[start]

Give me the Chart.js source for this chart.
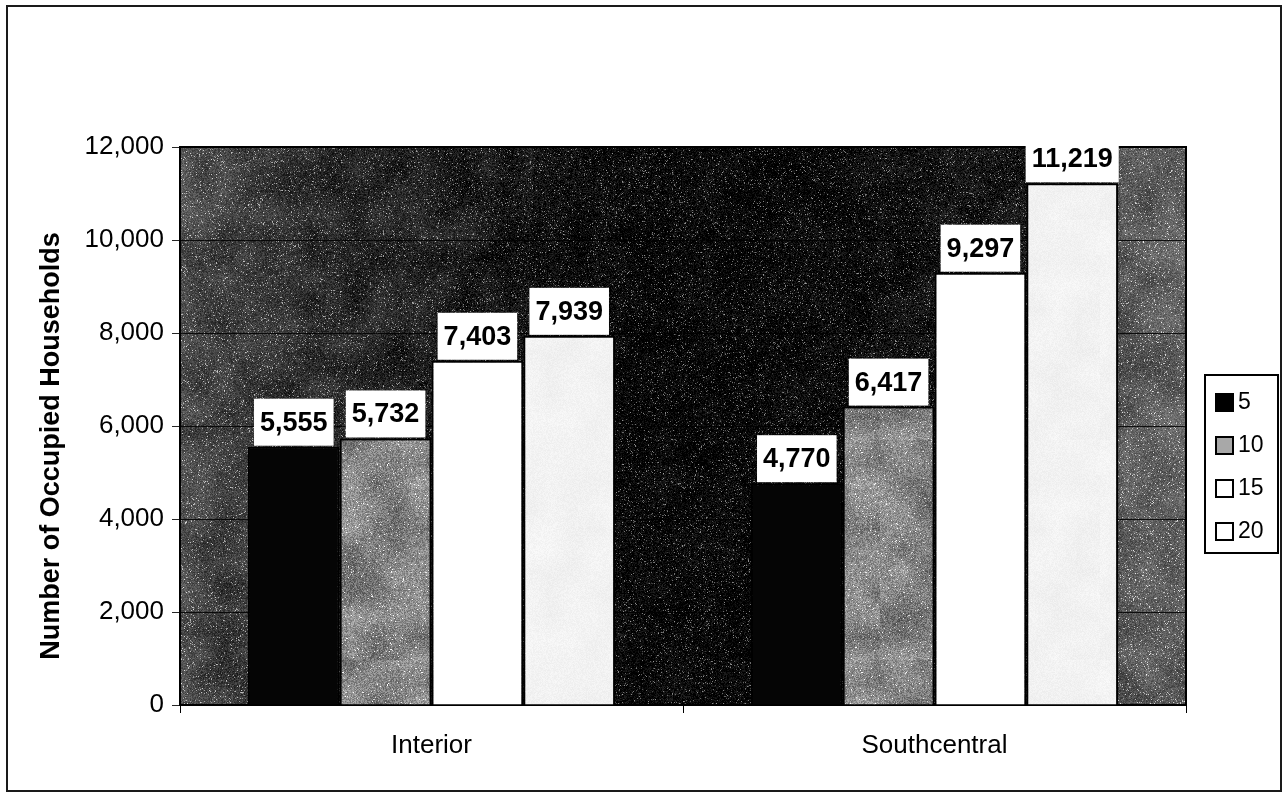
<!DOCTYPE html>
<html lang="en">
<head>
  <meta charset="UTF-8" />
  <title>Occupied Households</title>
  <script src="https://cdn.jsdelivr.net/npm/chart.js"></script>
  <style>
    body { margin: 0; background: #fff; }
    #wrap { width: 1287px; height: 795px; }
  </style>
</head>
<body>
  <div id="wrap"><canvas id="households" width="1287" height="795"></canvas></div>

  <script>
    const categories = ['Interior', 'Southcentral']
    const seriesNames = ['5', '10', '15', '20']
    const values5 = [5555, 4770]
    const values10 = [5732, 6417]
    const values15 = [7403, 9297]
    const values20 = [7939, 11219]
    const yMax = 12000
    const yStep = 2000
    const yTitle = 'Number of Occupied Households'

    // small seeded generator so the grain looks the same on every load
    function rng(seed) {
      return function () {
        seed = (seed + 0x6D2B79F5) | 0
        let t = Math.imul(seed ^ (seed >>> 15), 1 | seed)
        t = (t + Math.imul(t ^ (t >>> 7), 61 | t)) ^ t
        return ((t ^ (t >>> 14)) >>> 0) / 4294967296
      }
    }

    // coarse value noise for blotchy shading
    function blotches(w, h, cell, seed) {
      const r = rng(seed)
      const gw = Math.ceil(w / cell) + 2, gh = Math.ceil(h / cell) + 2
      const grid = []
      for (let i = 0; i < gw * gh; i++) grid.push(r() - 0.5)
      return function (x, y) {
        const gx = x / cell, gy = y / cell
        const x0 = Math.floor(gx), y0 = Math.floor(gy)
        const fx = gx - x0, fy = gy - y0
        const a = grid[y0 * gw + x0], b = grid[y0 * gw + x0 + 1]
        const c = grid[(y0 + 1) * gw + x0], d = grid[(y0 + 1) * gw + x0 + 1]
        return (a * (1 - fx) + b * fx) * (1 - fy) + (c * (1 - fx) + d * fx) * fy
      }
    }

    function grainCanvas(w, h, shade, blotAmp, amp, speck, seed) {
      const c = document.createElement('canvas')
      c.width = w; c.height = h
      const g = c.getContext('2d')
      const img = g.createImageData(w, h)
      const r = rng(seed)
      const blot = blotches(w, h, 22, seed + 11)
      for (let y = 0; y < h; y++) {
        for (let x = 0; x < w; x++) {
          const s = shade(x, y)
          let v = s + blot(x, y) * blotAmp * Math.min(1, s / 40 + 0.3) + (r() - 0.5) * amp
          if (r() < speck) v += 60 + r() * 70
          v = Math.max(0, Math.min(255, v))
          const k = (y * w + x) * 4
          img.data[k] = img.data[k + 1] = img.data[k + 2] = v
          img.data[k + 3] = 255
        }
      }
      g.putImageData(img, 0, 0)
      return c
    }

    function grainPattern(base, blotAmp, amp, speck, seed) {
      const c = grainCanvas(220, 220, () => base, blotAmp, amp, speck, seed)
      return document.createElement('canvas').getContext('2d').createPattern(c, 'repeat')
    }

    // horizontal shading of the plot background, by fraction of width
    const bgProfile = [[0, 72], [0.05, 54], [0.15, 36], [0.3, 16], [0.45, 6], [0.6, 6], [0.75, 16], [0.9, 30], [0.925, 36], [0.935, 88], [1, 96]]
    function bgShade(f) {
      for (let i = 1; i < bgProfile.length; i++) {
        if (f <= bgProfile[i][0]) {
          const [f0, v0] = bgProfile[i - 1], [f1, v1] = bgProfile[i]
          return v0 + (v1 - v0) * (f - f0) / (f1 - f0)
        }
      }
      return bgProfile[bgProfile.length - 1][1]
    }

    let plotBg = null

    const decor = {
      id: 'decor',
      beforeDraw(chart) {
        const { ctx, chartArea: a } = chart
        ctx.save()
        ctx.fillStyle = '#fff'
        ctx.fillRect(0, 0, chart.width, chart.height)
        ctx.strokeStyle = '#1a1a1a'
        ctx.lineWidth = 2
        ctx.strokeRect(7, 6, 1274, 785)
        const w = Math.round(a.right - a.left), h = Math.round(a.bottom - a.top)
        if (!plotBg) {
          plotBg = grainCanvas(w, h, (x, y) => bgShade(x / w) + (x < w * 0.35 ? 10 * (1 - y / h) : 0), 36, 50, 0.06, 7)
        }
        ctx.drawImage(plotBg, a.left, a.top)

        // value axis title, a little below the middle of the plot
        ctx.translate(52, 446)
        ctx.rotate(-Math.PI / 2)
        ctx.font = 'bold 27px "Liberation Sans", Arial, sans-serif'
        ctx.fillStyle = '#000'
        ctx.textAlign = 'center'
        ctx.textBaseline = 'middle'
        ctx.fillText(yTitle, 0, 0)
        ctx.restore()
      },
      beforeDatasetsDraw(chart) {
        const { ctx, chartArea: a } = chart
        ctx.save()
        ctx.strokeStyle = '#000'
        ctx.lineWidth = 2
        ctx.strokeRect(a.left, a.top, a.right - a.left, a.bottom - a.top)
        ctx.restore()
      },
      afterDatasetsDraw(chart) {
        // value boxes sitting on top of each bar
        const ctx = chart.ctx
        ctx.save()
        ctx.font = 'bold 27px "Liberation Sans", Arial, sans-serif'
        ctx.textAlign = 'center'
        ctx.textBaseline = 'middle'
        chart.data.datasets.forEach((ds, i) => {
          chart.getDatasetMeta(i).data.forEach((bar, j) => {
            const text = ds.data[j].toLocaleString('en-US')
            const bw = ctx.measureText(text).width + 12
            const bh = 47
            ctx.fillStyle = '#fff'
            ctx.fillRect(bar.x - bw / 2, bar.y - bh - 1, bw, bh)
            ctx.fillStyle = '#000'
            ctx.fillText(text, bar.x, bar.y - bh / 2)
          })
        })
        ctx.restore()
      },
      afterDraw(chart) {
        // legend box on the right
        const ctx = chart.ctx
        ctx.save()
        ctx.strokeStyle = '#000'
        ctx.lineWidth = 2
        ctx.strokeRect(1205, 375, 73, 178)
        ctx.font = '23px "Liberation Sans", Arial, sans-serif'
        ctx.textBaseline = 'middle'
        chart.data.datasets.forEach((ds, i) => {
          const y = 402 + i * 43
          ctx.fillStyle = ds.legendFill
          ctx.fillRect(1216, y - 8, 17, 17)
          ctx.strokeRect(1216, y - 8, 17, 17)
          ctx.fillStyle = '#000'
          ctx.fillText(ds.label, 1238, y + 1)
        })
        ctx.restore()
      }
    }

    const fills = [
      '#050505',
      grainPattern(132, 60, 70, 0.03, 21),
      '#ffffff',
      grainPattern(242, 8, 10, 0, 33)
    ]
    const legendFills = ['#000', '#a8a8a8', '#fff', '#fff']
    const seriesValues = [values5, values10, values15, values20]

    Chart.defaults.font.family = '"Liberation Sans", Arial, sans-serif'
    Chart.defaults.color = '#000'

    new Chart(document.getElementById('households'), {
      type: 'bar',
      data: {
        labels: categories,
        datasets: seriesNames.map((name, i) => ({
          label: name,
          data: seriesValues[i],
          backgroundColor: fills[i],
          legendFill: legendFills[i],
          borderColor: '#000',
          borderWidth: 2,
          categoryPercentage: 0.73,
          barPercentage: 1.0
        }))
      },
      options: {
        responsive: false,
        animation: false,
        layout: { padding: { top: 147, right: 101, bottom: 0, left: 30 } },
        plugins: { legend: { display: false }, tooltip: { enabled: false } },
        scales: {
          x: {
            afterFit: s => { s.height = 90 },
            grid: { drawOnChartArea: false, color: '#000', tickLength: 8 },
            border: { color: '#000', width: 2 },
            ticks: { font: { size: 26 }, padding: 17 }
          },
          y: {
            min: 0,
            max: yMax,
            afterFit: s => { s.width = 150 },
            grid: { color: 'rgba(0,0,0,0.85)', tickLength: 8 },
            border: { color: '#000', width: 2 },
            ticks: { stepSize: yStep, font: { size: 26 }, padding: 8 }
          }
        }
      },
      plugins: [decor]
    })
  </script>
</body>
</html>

[end]

* [TASK DETAILS] Exactly reproduce the run of lines from the start of the listing through the line with "const yTitle = 'Number", inclusive; pictures are not copied.

* [RESULT]
Give me the Chart.js source for this chart.
<!DOCTYPE html>
<html lang="en">
<head>
  <meta charset="UTF-8" />
  <title>Occupied Households</title>
  <script src="https://cdn.jsdelivr.net/npm/chart.js"></script>
  <style>
    body { margin: 0; background: #fff; }
    #wrap { width: 1287px; height: 795px; }
  </style>
</head>
<body>
  <div id="wrap"><canvas id="households" width="1287" height="795"></canvas></div>

  <script>
    const categories = ['Interior', 'Southcentral']
    const seriesNames = ['5', '10', '15', '20']
    const values5 = [5555, 4770]
    const values10 = [5732, 6417]
    const values15 = [7403, 9297]
    const values20 = [7939, 11219]
    const yMax = 12000
    const yStep = 2000
    const yTitle = 'Number of Occupied Households'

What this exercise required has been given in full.